Scout roared into Montana with the open plains still wet with dew in the read view mirror. I would have beeped my horn but it didn’t work, so I just gave a hoot out the window and slapped his dash, sending a cloud of dust into the air.

I pulled over for gas just across the border of Montana. Still not close enough to the mountains to see their silhouette on the horizon, but certainly closer as Scout had trouble breathing the thinner air.

A man in overalls with a patch of thin hair that danced in the dry wind walked from the mechanics shop as we pulled up. His glasses magnified his eyes and he spoke loudly. Theodore admired Scout, reminiscing about the good ole’ days when there used to be “loads of ‘em around the shop,” he’d say wide eyed, sweeping his hand in an arc over piles of machines, engines, and oil scattered around the small shop.

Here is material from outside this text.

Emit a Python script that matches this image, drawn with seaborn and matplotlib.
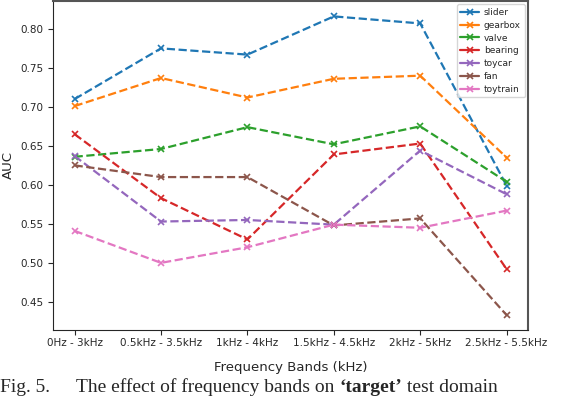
import matplotlib
matplotlib.use("Agg")
import matplotlib.pyplot as plt
from matplotlib.lines import Line2D
import seaborn as sns

# Frequency bands on the x axis
bands = ["0Hz - 3kHz", "0.5kHz - 3.5kHz", "1kHz - 4kHz",
         "1.5kHz - 4.5kHz", "2kHz - 5kHz", "2.5kHz - 5.5kHz"]

# AUC per machine type
slider = [0.710, 0.775, 0.767, 0.816, 0.807, 0.599]
gearbox = [0.701, 0.737, 0.712, 0.736, 0.740, 0.635]
valve = [0.636, 0.646, 0.674, 0.652, 0.675, 0.604]
bearing = [0.665, 0.583, 0.530, 0.639, 0.653, 0.492]
toycar = [0.637, 0.553, 0.555, 0.549, 0.644, 0.588]
fan = [0.625, 0.610, 0.610, 0.548, 0.557, 0.433]
toytrain = [0.541, 0.500, 0.520, 0.549, 0.545, 0.567]

machines = ["slider", "gearbox", "valve", "bearing", "toycar", "fan", "toytrain"]
series = [slider, gearbox, valve, bearing, toycar, fan, toytrain]

sns.set_style("ticks")
plt.rcParams["font.family"] = ["DejaVu Sans"]
colors = sns.color_palette("tab10")

fig = plt.figure(figsize=(5.76, 3.98), dpi=100)
ax = fig.add_axes([0.092, 0.171, 0.825, 0.827])

handles = []
for i, (name, vals) in enumerate(zip(machines, series)):
    sns.lineplot(x=bands, y=vals, ax=ax, marker="x", linestyle="--",
                 color=colors[i], linewidth=1.6, markersize=5,
                 markeredgewidth=1.2, markeredgecolor=colors[i])
    handles.append(Line2D([], [], color=colors[i], marker="x", linestyle="-",
                          linewidth=1.6, markersize=5, markeredgewidth=1.2))

ax.set_ylim(0.414, 0.836)
ax.set_yticks([0.45, 0.50, 0.55, 0.60, 0.65, 0.70, 0.75, 0.80])
ax.set_yticklabels([f"{t:.2f}" for t in ax.get_yticks()])
ax.tick_params(labelsize=7.5, length=3.5)
ax.tick_params(axis="x", pad=2)
ax.set_xlabel("Frequency Bands (kHz)", fontsize=9.5, labelpad=10)
ax.set_ylabel("AUC", fontsize=9.5)
for s in ["top", "right"]:
    ax.spines[s].set_visible(True)
    ax.spines[s].set_color("#555555")
    ax.spines[s].set_linewidth(1.5)

ax.legend(handles, machines, loc="upper right", fontsize=6.5, handlelength=2,
          labelspacing=0.42, borderaxespad=0.4, handletextpad=0.6, frameon=True)

# caption below the chart
fig.canvas.draw()
r = fig.canvas.get_renderer()
y0 = 0.014
fs = 14
t1 = fig.text(0.0, y0, "Fig. 5.", family="Liberation Serif", fontsize=fs, va="baseline")
t2 = fig.text(76 / 576, y0, "The effect of frequency bands on ", family="Liberation Serif",
              fontsize=fs, va="baseline")
bb = t2.get_window_extent(r)
t3 = fig.text(bb.x1 / fig.bbox.width, y0, "\u2018target\u2019", family="Liberation Serif",
              fontsize=fs, fontweight="bold", va="baseline")
bb = t3.get_window_extent(r)
fig.text(bb.x1 / fig.bbox.width, y0, " test domain", family="Liberation Serif",
         fontsize=fs, va="baseline")

fig.savefig("out.png", dpi=100)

His grease stained clothes and poor hearing were proof that engines were part of his life. “They just don’t make em like dey used ta,” Theodore shouted, “I’ll tell ya these boys run foreva. Youse jus gots ta know what dey like and how ta takes care of dem,” he exclaimed waggling his finger that was missing a nail, “Your’s here sure sounds like he got what he likes,” he said running his hand across the hood over the IH logo leaving a grease streak. Theodore seemed the least bit phased when I rattled off Scouts long list off in-operables, and just smiled. Encouraging me to take good care of him, he handed me my receipt, slapped Scouts hood and we were back on the road.  

 

 

We made it. All-be-darn Scout and I made it to Bozeman. We ran out of gas four times, once within sight of the gas station. His speedometer broke on the first day. I lost my starter motor on the last day so didn't turn off the ignition until we arrived in Bozeman. All under his own power Scout propelled me, three bikes, four skis, and too much other gear into the mountains. Push and pull starts don’t count—but he got one of each. The push start was on Main Street in Bozeman, just a few minutes after finally arriving, Scout decided to quit; we coasted silently down Main Street as two generous college kids gave us a nudge.

He has adjusted well to life in Montana. He got rid of his cough with a carburetor adjustment, and always looks forward to getting his treads muddy in the seemingly endless dirt two-track roads at our disposal.